Well.. I think this is another one of those topics that isn't really so much a "confession" as it is a topic of interest to me. Something I've experienced and wondered about. Its one of those things that I find no one seems to agree on.

Let me lay it all out for you. Over the last few months I have been preparing to go to England. I was invited by my brother to stay with him and his family for awhile. I really couldn't refuse such an offer... after all, I am going thru a divorce and I have nothing holding me back. When would I have another opportunity like this again?

So I prepared myself to leave...I started getting bills taken care of and applied for my passport. Then, I noticed that once the ball was rolling, bad things started happening. Things started going awry with my passport, random bills started showing up, I was having to scrounge up money for extra things and it was beginning to overwhelm me. I was having other weird things happen to me as well, like I was being asked out by men old enough to be dad. I would talk to my christian friends about it and ask for prayer about my situation and then I was even getting weird advice from them... things that didn't seem to line up at all and that seemed odd to me as well.
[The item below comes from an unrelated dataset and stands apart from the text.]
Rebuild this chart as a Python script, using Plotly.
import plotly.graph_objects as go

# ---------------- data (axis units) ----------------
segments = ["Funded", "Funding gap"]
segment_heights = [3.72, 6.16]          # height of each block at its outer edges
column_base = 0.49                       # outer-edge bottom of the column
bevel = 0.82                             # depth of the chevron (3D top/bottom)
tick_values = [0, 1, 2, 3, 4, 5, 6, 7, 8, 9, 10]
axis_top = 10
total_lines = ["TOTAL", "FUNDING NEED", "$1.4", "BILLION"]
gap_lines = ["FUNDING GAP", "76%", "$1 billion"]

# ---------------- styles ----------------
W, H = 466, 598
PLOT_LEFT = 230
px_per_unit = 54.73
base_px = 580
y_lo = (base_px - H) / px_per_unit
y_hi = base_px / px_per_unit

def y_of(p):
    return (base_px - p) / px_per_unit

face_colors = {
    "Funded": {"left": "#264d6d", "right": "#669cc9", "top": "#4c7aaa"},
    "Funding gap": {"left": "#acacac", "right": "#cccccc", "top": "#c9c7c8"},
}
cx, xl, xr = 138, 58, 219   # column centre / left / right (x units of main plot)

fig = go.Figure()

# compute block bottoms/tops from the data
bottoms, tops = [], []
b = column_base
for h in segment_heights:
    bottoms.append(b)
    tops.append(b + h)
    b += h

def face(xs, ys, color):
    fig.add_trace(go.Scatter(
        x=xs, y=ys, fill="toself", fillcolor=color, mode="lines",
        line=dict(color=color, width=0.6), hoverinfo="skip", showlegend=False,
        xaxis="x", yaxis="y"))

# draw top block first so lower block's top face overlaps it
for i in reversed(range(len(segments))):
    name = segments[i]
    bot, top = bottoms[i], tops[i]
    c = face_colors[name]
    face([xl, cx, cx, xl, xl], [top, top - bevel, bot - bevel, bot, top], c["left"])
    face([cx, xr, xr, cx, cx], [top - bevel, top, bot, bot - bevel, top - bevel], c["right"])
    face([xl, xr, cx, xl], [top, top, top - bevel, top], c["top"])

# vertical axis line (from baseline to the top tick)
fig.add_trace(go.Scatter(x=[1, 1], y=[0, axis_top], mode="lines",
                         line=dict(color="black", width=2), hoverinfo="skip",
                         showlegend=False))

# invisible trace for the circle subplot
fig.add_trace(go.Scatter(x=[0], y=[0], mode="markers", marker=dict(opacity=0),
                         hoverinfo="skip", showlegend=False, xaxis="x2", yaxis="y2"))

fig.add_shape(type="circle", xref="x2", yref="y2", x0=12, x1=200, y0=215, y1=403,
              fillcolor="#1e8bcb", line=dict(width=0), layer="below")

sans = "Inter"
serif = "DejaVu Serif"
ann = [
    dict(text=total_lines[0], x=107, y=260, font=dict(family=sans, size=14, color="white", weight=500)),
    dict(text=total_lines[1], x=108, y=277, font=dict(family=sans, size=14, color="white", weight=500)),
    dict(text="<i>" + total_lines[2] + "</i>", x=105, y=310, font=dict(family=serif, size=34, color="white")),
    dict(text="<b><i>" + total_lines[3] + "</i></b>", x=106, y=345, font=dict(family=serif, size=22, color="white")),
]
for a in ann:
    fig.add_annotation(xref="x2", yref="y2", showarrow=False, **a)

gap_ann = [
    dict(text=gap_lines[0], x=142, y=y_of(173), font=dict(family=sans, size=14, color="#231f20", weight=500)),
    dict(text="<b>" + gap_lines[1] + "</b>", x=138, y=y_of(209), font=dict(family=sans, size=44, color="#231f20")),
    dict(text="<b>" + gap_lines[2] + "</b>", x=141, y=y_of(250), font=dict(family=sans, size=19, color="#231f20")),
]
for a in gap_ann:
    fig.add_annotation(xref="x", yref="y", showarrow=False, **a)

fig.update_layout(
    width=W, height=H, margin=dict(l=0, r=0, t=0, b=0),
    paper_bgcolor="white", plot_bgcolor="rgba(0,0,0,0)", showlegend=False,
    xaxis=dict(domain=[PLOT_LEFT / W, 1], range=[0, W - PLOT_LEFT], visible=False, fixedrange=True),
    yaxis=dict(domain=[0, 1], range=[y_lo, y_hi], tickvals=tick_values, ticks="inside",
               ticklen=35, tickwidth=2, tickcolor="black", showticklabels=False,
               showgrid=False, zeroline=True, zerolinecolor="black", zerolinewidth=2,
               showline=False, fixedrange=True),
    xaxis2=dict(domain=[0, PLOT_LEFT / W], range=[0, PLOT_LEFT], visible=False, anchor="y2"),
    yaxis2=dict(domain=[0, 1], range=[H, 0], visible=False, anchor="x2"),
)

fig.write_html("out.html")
Then, what really got me was that I had people tell me that I SHOULDN'T GO TO THE UK! I had people telling me that this should all be a SIGN...I should take this as a message from God. They were telling me if bad things were happening it must be God and they wanted to know why I was so set on leaving. The other side of that spectrum was people telling me that all the bad things happening were definitely a sign that I SHOULD GO! That it was CLEAR God DID want me to go and SATAN was the one that was trying to prevent me from leaving...

I remained flustered for several weeks, but the end result is that I'm now IN ENGLAND! Did I have more problems even on the way here? YES...I but I pressed thru...I made it.. passport and all... but is there a right answer to all of this? I would think in my mind that if GOD really didn't want me here, He would have had the power to COMPLETELY STOP ME! But He didn't. AND, if it's about my free will and God letting me do what I WANT... will I continue to run in to more problems cause I shouldn't be here? OR will I continue to have problems because God DOES want me here and has huge plans for me that Satan wants to ruin???? Do we not have problems in life when we are complacent and right where satan wants us??? I guess I'll find out as time goes on...

1 comment:

  1. Ry and I had a conversation once about the fact that sometimes God "does things" and sometimes he just allows them to happen. This was an intersting concept for me but very true. Then recently at Church our Pastor preached about this topic. Specificly in Job. He was talking about how sometimes (in the old testament) bade things were a direct 'punishment' for sin and sometimes its just a consiquense. He was also talking about how his friends started out well intentented (they came to him to consoul him) and then messed up with the whole "what did you do" type of thing.

    So yeah just thought I would throw that out there.